## SET TASK
Copy the first line of the entries below and every line after it through the line containing "(rel axis cs:0,1);". Do not include pictures.

## DATA IN THIS EXERCISE
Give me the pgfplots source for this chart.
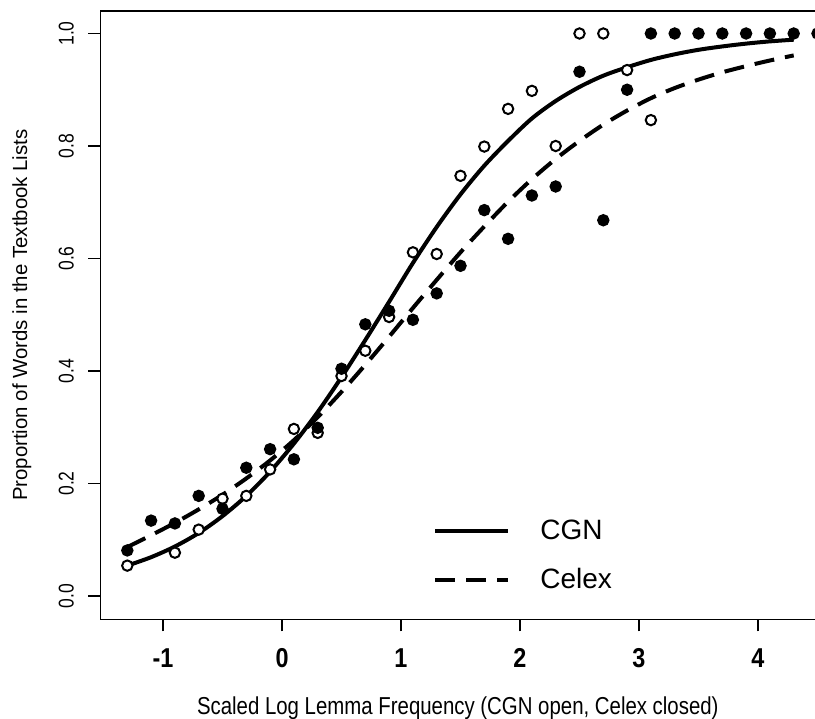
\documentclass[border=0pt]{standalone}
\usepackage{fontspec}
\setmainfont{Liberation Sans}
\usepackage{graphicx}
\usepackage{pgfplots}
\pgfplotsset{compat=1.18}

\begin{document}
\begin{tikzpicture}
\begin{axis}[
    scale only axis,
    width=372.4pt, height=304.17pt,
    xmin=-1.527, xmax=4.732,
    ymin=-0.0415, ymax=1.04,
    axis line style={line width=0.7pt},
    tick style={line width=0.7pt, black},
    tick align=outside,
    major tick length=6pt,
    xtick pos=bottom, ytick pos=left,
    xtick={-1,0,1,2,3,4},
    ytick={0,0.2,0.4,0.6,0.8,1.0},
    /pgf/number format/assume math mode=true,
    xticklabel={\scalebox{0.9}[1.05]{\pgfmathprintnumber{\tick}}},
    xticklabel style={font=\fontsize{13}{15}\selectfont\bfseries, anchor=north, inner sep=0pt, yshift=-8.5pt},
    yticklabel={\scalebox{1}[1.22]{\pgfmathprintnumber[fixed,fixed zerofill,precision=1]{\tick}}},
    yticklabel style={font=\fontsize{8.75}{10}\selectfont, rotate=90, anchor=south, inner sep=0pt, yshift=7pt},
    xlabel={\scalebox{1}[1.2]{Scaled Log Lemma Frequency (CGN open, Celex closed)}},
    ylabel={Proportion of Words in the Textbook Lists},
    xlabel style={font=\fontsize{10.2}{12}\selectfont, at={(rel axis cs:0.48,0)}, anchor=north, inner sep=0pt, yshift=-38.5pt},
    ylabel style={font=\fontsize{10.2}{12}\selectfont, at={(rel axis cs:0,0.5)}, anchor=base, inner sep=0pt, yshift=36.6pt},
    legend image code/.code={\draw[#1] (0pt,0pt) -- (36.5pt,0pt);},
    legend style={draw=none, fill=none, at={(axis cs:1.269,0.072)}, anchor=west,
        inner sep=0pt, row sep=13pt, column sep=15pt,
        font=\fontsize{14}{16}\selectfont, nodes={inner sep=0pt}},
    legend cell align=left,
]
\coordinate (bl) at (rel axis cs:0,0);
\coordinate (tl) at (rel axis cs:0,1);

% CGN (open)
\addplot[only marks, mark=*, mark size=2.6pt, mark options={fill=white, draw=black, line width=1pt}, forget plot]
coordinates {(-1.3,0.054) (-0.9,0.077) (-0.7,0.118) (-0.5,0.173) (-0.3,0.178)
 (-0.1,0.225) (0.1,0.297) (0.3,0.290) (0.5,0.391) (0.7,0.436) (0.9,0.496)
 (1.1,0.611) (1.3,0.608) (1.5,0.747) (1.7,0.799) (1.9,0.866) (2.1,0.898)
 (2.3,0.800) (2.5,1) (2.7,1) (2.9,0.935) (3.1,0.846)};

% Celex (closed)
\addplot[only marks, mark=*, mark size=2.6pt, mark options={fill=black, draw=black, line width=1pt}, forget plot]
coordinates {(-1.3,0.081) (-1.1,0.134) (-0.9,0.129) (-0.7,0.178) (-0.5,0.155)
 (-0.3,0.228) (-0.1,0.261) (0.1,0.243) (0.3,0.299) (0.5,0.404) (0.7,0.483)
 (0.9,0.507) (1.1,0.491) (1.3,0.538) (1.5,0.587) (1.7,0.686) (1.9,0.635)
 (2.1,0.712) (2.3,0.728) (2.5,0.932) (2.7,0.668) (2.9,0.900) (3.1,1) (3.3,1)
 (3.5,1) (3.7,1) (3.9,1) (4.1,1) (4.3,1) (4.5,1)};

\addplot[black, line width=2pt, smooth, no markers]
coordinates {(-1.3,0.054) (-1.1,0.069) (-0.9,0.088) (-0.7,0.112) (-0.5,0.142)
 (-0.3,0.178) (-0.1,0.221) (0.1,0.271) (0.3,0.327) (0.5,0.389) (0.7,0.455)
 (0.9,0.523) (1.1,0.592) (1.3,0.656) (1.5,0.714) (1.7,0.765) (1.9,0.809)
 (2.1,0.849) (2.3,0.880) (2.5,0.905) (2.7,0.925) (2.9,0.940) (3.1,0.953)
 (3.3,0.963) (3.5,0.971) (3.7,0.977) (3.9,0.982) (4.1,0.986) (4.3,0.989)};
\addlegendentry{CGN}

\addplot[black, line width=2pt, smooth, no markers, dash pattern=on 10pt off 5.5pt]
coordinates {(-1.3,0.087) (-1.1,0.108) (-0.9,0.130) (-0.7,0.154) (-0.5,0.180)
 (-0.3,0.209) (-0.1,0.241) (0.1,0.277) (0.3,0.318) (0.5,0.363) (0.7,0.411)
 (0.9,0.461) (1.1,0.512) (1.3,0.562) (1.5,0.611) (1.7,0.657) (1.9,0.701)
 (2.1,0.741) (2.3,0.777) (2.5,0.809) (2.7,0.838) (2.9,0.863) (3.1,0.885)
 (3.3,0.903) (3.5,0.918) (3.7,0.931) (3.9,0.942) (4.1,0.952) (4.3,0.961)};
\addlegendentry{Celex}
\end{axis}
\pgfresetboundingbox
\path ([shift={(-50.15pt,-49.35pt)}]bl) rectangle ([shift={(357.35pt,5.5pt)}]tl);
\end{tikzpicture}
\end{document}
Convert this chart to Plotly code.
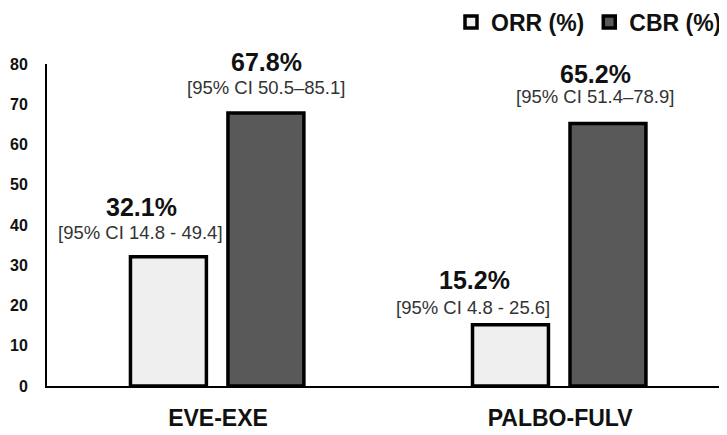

## RESPONSE BELOW
Give me the pgfplots source for this chart.
\documentclass[border=0pt]{standalone}
\usepackage{fontspec}
\setmainfont{Liberation Sans}
\usepackage{graphicx}
\usepackage{pgfplots}
\pgfplotsset{compat=1.18}

\begin{document}
\begin{tikzpicture}
\begin{axis}[
    scale only axis,
    width=372.4pt, height=304.17pt,
    xmin=-1.527, xmax=4.732,
    ymin=-0.0415, ymax=1.04,
    axis line style={line width=0.7pt},
    tick style={line width=0.7pt, black},
    tick align=outside,
    major tick length=6pt,
    xtick pos=bottom, ytick pos=left,
    xtick={-1,0,1,2,3,4},
    ytick={0,0.2,0.4,0.6,0.8,1.0},
    /pgf/number format/assume math mode=true,
    xticklabel={\scalebox{0.9}[1.05]{\pgfmathprintnumber{\tick}}},
    xticklabel style={font=\fontsize{13}{15}\selectfont\bfseries, anchor=north, inner sep=0pt, yshift=-8.5pt},
    yticklabel={\scalebox{1}[1.22]{\pgfmathprintnumber[fixed,fixed zerofill,precision=1]{\tick}}},
    yticklabel style={font=\fontsize{8.75}{10}\selectfont, rotate=90, anchor=south, inner sep=0pt, yshift=7pt},
    xlabel={\scalebox{1}[1.2]{Scaled Log Lemma Frequency (CGN open, Celex closed)}},
    ylabel={Proportion of Words in the Textbook Lists},
    xlabel style={font=\fontsize{10.2}{12}\selectfont, at={(rel axis cs:0.48,0)}, anchor=north, inner sep=0pt, yshift=-38.5pt},
    ylabel style={font=\fontsize{10.2}{12}\selectfont, at={(rel axis cs:0,0.5)}, anchor=base, inner sep=0pt, yshift=36.6pt},
    legend image code/.code={\draw[#1] (0pt,0pt) -- (36.5pt,0pt);},
    legend style={draw=none, fill=none, at={(axis cs:1.269,0.072)}, anchor=west,
        inner sep=0pt, row sep=13pt, column sep=15pt,
        font=\fontsize{14}{16}\selectfont, nodes={inner sep=0pt}},
    legend cell align=left,
]
\coordinate (bl) at (rel axis cs:0,0);
\coordinate (tl) at (rel axis cs:0,1);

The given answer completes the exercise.